Стоит задуматься, сколь же неизменна и закостенела память о Трианоне, и сегодня становится все яснее, что так будет еще долгие годы. Не подвергая сомнению достоверность историй о перенесенных венграми страданиях, зададимся вопросом: может ли Трианон означать что-то другое? Или, по крайней мере, также что-то другое? Не является ли он синонимом особого пути венгерской истории и модернизации, или суммы индивидуальных и коллективных страданий и их психологического переживания. Трианон встроен в традицию с четко очерченными границами. Габор Дяни сформулировал четыре причины современного культа Трианона: 1) прошлое, которое осязается в том числе и физически; 2) изначально живая и по сей день актуализируемая коммуникативная память о мирном договоре; 3) трагическое событие, которое вписывается в традиционно патетический нарратив венгерской истории; 4) наконец, Трианон – это одна из точек в более широкой системе координат, в которой развиваются отношения Венгрии с Западом[6]. В качестве пятой причины (или дополнения к первой) можно сказать, что для венгров в сопредельных с Венгрией странах настоящее неразрывно соединено с прошлым.
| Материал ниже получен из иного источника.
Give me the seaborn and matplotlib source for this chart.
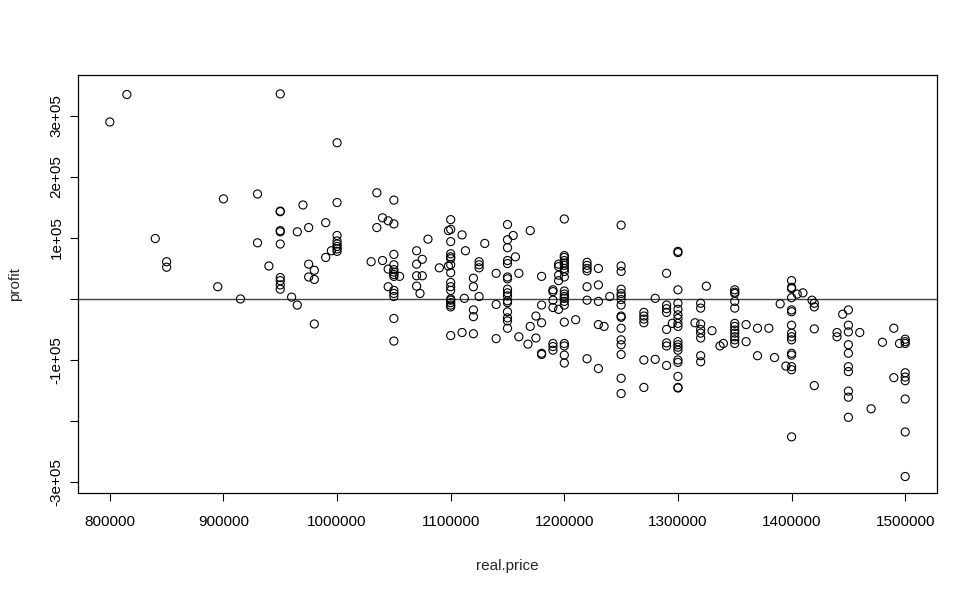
import matplotlib
matplotlib.use("Agg")
import matplotlib.pyplot as plt
import seaborn as sns
import pandas as pd

real_price = [
    815000, 800000, 950000, 900000, 930000, 970000, 950000, 950000, 950000, 950000,
    965000, 975000, 840000, 930000, 950000, 850000, 850000, 940000, 975000, 980000,
    975000, 980000, 950000, 950000, 950000, 950000, 895000, 915000, 960000, 965000,
    980000,
    1000000, 1035000, 1000000, 1050000, 990000, 1040000, 1035000, 1045000, 1050000, 1000000,
    1000000, 1000000, 1000000, 1000000, 1000000, 995000, 990000, 1030000, 1040000, 1050000,
    1050000, 1050000, 1050000, 1050000, 1050000, 1045000, 1055000, 1045000, 1050000, 1050000,
    1050000, 1070000, 1075000, 1070000, 1070000, 1075000, 1070000, 1073000, 1080000, 1090000,
    1098000, 1100000, 1100000, 1098000, 1100000, 1100000, 1100000, 1100000, 1100000, 1100000,
    1100000, 1100000, 1100000, 1100000, 1110000, 1113000, 1120000, 1120000, 1112000, 1125000,
    1125000, 1125000, 1125000, 1130000, 1140000, 1150000, 1155000, 1150000, 1150000, 1157000,
    1150000, 1150000, 1150000, 1150000, 1150000, 1150000, 1150000, 1160000,
    1050000, 1050000, 1100000, 1100000, 1100000, 1100000, 1100000, 1110000, 1120000, 1120000,
    1120000, 1140000, 1140000, 1150000, 1150000, 1150000, 1150000, 1150000, 1150000, 1160000,
    1170000, 1180000, 1200000, 1200000, 1200000, 1200000, 1200000, 1200000, 1200000, 1200000,
    1200000, 1195000, 1195000, 1195000, 1195000, 1190000, 1190000, 1200000, 1200000, 1200000,
    1220000, 1220000, 1220000, 1220000, 1230000, 1220000, 1230000, 1240000, 1250000, 1250000,
    1250000, 1250000, 1250000, 1250000, 1290000, 1300000, 1300000, 1300000, 1325000, 1280000,
    1168000, 1170000, 1175000, 1175000, 1180000, 1180000, 1180000, 1180000, 1190000, 1190000,
    1190000, 1190000, 1190000, 1195000, 1200000, 1200000, 1200000, 1200000, 1200000, 1200000,
    1200000, 1200000, 1210000, 1220000, 1220000, 1230000, 1230000, 1235000, 1230000, 1250000,
    1250000, 1250000, 1250000, 1250000, 1250000, 1250000, 1250000, 1250000, 1250000, 1270000,
    1270000, 1270000, 1270000, 1270000, 1280000, 1270000, 1290000, 1290000, 1290000, 1290000,
    1290000, 1290000, 1290000, 1295000, 1300000, 1300000, 1300000, 1300000, 1300000, 1300000,
    1300000, 1300000, 1300000, 1300000, 1300000, 1300000, 1300000, 1300000, 1300000, 1315000,
    1320000, 1320000, 1320000, 1320000, 1320000, 1320000, 1320000, 1320000, 1330000,
    1350000, 1350000, 1350000, 1400000, 1400000, 1400000, 1400000, 1405000, 1410000, 1418000,
    1420000, 1420000, 1337000, 1340000, 1350000, 1350000, 1350000, 1350000, 1350000, 1350000,
    1350000, 1350000, 1350000, 1360000, 1360000, 1370000, 1370000, 1380000, 1385000, 1390000,
    1395000, 1400000, 1400000, 1400000, 1400000, 1400000, 1400000, 1400000, 1400000, 1400000,
    1400000, 1400000, 1420000, 1420000, 1440000, 1440000, 1445000, 1450000, 1450000, 1450000,
    1450000, 1450000, 1450000, 1450000, 1450000, 1450000, 1450000, 1460000, 1470000, 1480000,
    1490000, 1490000, 1495000, 1500000, 1500000, 1500000, 1500000, 1500000, 1500000, 1500000,
    1500000, 1500000,
]

profit = [
    335000, 290000, 336000, 164000, 172000, 154000, 144000, 143000, 112000, 110000,
    110000, 117000, 99000, 92000, 90000, 61000, 52000, 54000, 57000, 47000,
    36000, 32000, 35000, 30000, 23000, 16000, 20000, 0, 3000, -10000,
    -41000,
    256000, 174000, 158000, 162000, 125000, 133000, 117000, 128000, 123000, 104000,
    95000, 90000, 86000, 82000, 78000, 79000, 68000, 61000, 63000, 73000,
    56000, 48000, 44000, 40000, 37000, 49000, 37000, 20000, 14000, 9000,
    4000, 79000, 65000, 57000, 38000, 38000, 21000, 9000, 98000, 51000,
    112000, 114000, 130000, 54000, 94000, 74000, 69000, 66000, 56000, 43000,
    27000, 20000, 14000, 0, 105000, 79000, 34000, 20000, 1000, 61000,
    56000, 51000, 4000, 91000, 42000, 122000, 104000, 97000, 84000, 69000,
    63000, 58000, 36000, 33000, 16000, 10000, 5000, 42000,
    -32000, -69000, -2000, -6000, -10000, -13000, -60000, -55000, -18000, -29000,
    -57000, -9000, -65000, -3000, -6000, -21000, -31000, -36000, -48000, -62000,
    112000, 37000, 131000, 71000, 68000, 63000, 59000, 55000, 50000, 45000,
    36000, 57000, 53000, 39000, 30000, 15000, 12000, 13000, 8000, 4000,
    60000, 55000, 50000, 46000, 50000, 20000, 23000, 4000, 121000, 54000,
    45000, 16000, 9000, 5000, 42000, 78000, 76000, 15000, 21000, 1000,
    -74000, -45000, -64000, -28000, -10000, -39000, -89000, -91000, -2000, -14000,
    -73000, -78000, -84000, -17000, 1000, -4000, -10000, -38000, -73000, -77000,
    -92000, -105000, -34000, -2000, -98000, -4000, -42000, -45000, -114000, -1000,
    -10000, -28000, -30000, -48000, -67000, -75000, -91000, -130000, -155000, -22000,
    -28000, -33000, -39000, -100000, -99000, -145000, -10000, -16000, -22000, -50000,
    -72000, -77000, -109000, -40000, -7000, -17000, -26000, -32000, -40000, -45000,
    -70000, -75000, -79000, -84000, -100000, -104000, -127000, -146000, -145000, -39000,
    -7000, -15000, -41000, -50000, -56000, -64000, -93000, -103000, -52000,
    15000, 11000, 9000, 30000, 19000, 17000, 2000, 8000, 10000, -2000,
    -7000, -13000, -77000, -73000, -4000, -15000, -40000, -45000, -51000, -56000,
    -62000, -67000, -73000, -42000, -70000, -48000, -93000, -48000, -96000, -8000,
    -110000, -18000, -21000, -43000, -56000, -62000, -67000, -89000, -92000, -111000,
    -116000, -226000, -49000, -142000, -55000, -62000, -25000, -18000, -43000, -54000,
    -75000, -89000, -111000, -119000, -151000, -161000, -194000, -55000, -180000, -71000,
    -48000, -129000, -73000, -66000, -70000, -73000, -121000, -128000, -134000, -164000,
    -218000, -291000,
]

x_ticks = [800000, 900000, 1000000, 1100000, 1200000, 1300000, 1400000, 1500000]
x_tick_labels = ["800000", "900000", "1000000", "1100000", "1200000", "1300000", "1400000", "1500000"]
y_ticks = [-300000, -200000, -100000, 0, 100000, 200000, 300000]
y_tick_labels = ["-3e+05", "", "-1e+05", "", "1e+05", "2e+05", "3e+05"]
x_limits = (772000, 1528000)
y_limits = (-318000, 367000)

df = pd.DataFrame({"real.price": real_price, "profit": profit})

sns.set_style("white")
plt.rcParams["font.family"] = ["Liberation Sans", "DejaVu Sans"]

fig = plt.figure(figsize=(9.78, 5.90), dpi=100)
ax = fig.add_axes([78 / 978, 1 - 493 / 590, (937 - 78) / 978, (493 - 75) / 590])

sns.scatterplot(data=df, x="real.price", y="profit", ax=ax, marker="o",
                s=34, facecolor="none", edgecolor="black", linewidth=0.8, zorder=3)
ax.axhline(0, color="#444444", linewidth=1.0, zorder=2)

ax.set_xlim(*x_limits)
ax.set_ylim(*y_limits)
ax.set_xticks(x_ticks)
ax.set_xticklabels(x_tick_labels)
ax.set_yticks(y_ticks)
ax.set_yticklabels(y_tick_labels, rotation=90, va="center")

ax.tick_params(axis="both", direction="out", length=5.5, width=0.8, color="black",
               labelsize=11, labelcolor="black", bottom=True, left=True)
ax.tick_params(axis="x", pad=10)
ax.tick_params(axis="y", pad=5)

for sp in ax.spines.values():
    sp.set_color("black")
    sp.set_linewidth(0.9)
    sp.set_visible(True)

ax.set_xlabel("real.price", fontsize=11, labelpad=22)
ax.set_ylabel("profit", fontsize=11, labelpad=20)
ax.grid(False)

fig.savefig("out.png", dpi=100, facecolor="white")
Поэтому не следует ожидать, что через 50, 70 или 100 лет Трианон превратится в «холодное воспоминание», подобно эпохе османского владычества или австро-венгерского дуализма.
В истории мирного договора друг на друга накладываются личные воспоминания, публичная история (public history), профессиональная историография, государственная историческая политика и множество легенд.
Это обстоятельство часто порождает у историка неуверенность, а затем и скепсис. Кристиан Унгвари по случаю 95-й годовщины договора выразил то, что я чувствую в своем сердце: проблема с Трианоном в том, что «им нельзя довольствоваться, нельзя принять, нельзя не принять. С ним, откровенно говоря, ничего нельзя поделать»[7].
Именно так я себя и чувствую в эти дни.
Предисловие
Эта книга не об истории подписания Трианонского мирного договора, в ней даже не говорится о размере территориальных потерь. Кого волнуют эти вопросы, тот может обратиться к замечательным работам Игнаца Ромшича и Миклоша Зейдлера.